— BEGIN Input rows —

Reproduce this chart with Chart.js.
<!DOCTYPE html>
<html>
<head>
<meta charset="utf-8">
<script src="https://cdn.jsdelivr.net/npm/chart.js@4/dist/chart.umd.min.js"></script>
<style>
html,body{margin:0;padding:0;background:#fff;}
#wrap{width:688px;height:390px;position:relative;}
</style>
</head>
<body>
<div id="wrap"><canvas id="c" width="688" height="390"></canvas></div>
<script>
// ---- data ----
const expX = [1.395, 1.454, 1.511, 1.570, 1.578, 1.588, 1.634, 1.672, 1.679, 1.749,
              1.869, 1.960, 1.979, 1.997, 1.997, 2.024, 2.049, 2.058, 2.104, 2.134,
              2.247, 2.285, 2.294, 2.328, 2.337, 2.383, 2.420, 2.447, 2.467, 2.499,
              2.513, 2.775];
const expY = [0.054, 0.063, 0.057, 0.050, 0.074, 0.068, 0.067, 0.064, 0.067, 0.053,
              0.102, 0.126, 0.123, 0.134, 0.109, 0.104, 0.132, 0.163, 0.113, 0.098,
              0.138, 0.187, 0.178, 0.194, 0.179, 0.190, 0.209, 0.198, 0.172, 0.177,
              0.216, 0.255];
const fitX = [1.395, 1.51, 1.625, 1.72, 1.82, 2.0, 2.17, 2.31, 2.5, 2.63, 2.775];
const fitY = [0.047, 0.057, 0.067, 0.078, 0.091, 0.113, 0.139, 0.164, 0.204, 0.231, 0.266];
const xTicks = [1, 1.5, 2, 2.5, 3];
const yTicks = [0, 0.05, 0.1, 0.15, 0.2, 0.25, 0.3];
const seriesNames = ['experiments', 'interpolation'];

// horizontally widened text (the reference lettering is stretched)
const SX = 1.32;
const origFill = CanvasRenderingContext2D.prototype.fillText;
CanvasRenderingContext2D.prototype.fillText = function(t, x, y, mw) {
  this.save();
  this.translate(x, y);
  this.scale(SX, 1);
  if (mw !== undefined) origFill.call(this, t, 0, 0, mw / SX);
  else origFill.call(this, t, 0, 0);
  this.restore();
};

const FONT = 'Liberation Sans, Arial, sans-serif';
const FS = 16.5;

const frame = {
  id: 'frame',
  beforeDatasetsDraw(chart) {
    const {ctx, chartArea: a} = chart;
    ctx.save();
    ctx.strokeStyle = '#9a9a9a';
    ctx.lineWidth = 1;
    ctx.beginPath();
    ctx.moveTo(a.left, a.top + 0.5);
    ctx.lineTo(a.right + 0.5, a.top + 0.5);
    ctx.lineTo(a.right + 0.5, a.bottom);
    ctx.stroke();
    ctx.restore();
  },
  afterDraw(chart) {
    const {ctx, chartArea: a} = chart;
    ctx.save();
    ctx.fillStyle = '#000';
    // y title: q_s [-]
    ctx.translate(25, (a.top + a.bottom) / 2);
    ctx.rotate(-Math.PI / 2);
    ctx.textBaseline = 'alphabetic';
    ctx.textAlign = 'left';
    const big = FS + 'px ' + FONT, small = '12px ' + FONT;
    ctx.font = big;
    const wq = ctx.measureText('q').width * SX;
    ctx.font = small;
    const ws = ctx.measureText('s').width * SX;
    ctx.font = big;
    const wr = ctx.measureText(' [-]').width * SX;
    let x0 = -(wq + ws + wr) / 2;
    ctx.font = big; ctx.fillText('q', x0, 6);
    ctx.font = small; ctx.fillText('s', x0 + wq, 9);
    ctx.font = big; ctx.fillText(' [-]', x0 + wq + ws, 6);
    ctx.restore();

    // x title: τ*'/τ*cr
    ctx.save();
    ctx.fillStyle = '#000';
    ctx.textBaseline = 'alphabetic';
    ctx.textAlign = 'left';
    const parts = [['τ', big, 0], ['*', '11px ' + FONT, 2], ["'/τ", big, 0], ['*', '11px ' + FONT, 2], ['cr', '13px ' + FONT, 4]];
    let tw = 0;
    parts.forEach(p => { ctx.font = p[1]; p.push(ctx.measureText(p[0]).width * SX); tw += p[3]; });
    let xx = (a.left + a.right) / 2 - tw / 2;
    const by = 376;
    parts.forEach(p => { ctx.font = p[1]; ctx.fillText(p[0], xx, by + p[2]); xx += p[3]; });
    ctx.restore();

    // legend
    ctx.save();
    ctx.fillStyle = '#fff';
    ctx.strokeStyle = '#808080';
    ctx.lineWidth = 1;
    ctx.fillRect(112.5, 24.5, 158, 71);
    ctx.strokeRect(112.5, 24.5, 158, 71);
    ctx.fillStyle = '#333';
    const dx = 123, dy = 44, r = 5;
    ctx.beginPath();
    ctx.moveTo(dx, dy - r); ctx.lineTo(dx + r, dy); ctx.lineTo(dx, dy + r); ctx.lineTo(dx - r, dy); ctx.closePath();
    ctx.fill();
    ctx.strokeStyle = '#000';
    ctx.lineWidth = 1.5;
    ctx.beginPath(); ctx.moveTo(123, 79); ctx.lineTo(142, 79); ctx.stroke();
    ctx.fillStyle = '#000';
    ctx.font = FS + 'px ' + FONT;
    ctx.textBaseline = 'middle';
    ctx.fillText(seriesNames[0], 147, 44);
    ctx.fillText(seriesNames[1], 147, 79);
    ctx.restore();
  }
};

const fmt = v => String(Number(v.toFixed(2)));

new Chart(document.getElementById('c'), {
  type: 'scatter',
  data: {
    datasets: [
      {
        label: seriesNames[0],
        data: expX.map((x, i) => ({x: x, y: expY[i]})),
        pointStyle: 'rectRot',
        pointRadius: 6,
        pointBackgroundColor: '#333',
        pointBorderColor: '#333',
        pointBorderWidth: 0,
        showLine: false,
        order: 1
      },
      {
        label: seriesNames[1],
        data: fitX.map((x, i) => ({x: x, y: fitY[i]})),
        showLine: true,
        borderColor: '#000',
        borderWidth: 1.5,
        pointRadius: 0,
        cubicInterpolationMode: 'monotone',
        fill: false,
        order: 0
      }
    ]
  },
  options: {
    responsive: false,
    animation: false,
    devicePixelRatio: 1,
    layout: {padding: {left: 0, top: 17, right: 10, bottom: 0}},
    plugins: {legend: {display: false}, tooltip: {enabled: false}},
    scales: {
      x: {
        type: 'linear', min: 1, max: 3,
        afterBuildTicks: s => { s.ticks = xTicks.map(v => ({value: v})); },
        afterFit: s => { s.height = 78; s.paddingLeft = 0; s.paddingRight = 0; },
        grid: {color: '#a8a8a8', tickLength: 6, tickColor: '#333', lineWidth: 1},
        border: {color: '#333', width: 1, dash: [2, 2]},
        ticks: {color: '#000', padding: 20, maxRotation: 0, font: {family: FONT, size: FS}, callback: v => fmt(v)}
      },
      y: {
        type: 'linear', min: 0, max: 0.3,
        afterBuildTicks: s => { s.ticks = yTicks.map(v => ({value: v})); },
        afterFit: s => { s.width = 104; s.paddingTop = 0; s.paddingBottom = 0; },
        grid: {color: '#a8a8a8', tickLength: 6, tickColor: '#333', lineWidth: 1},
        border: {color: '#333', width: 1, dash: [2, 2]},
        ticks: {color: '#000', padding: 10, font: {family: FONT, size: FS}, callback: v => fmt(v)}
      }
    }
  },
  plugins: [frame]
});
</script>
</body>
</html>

— END Input rows —
— BEGIN Input rows —

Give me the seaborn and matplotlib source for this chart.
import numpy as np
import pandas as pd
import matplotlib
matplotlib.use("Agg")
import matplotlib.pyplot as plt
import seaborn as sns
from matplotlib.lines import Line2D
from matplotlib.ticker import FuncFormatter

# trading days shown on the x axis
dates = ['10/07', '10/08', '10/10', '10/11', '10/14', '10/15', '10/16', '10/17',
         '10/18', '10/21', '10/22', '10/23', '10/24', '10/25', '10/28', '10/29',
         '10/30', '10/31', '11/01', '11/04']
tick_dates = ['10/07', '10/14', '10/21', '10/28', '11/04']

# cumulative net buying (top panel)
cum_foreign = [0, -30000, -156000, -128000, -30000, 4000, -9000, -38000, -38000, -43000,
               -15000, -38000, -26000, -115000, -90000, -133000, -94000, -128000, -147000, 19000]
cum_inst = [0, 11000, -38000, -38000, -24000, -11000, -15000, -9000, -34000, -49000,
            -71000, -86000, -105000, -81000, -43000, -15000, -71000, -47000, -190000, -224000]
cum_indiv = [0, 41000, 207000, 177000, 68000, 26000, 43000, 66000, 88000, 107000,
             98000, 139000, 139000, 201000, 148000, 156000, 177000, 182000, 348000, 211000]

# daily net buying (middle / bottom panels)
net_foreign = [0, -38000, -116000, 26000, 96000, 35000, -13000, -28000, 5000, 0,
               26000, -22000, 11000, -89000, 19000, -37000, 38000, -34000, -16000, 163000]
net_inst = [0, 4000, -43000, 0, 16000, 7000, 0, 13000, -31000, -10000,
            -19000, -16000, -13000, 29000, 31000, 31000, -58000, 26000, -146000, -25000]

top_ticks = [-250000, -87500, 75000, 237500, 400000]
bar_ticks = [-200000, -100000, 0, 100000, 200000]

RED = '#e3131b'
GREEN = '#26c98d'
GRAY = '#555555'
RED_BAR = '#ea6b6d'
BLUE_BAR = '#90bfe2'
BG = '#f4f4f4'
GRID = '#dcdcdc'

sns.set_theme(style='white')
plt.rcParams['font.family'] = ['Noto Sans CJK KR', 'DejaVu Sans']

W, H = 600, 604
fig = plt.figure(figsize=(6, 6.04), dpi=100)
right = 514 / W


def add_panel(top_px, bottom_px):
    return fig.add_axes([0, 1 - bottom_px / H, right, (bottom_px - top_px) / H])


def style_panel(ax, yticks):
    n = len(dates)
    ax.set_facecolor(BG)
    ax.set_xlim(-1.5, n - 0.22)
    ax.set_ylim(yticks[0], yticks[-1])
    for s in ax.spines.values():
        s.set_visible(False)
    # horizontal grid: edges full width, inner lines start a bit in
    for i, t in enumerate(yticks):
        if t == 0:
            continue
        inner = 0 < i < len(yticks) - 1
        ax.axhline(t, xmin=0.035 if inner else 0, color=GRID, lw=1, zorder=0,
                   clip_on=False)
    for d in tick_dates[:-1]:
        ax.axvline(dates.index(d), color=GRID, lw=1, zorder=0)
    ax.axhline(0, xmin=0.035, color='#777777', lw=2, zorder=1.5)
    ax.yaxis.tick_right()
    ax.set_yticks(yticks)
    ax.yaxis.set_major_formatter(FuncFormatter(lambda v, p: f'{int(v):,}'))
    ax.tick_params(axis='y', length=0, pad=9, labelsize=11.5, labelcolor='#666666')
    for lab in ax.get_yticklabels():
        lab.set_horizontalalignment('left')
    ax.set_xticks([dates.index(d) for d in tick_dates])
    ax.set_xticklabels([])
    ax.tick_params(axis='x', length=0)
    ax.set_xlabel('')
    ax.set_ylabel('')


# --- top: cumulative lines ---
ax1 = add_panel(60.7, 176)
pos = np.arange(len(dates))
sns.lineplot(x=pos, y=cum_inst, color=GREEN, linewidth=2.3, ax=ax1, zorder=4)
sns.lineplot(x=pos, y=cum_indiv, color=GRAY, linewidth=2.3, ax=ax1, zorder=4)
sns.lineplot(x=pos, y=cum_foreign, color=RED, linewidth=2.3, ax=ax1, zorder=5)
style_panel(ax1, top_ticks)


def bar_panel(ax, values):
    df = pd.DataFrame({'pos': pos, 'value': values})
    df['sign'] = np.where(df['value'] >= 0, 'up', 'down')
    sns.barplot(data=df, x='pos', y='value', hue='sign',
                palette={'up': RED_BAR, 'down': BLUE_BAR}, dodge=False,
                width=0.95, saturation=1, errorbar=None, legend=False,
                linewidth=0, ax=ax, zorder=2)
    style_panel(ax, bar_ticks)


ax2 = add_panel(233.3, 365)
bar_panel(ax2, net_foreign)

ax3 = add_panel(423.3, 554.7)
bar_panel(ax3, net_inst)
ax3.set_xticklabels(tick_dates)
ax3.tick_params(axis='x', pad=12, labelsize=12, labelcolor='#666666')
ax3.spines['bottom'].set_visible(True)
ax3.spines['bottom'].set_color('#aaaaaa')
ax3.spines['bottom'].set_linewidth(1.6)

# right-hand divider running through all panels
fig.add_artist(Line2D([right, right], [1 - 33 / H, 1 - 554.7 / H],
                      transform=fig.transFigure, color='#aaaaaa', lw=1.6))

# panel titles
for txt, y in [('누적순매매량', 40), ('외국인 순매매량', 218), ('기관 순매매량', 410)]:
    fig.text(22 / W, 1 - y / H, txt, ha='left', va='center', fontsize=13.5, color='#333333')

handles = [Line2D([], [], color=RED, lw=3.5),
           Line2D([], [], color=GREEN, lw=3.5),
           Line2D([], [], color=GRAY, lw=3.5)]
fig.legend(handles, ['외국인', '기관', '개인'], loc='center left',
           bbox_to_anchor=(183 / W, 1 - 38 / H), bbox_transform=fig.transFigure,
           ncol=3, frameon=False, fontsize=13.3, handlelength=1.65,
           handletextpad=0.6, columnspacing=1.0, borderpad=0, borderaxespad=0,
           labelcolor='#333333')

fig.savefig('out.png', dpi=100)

— END Input rows —

Exactly and only the lines from the line with "Give me the" to the line with "from matplotlib.ticker import FuncFormatter", both included, are to be printed.

• [Finished task]
Give me the seaborn and matplotlib source for this chart.
import numpy as np
import pandas as pd
import matplotlib
matplotlib.use("Agg")
import matplotlib.pyplot as plt
import seaborn as sns
from matplotlib.lines import Line2D
from matplotlib.ticker import FuncFormatter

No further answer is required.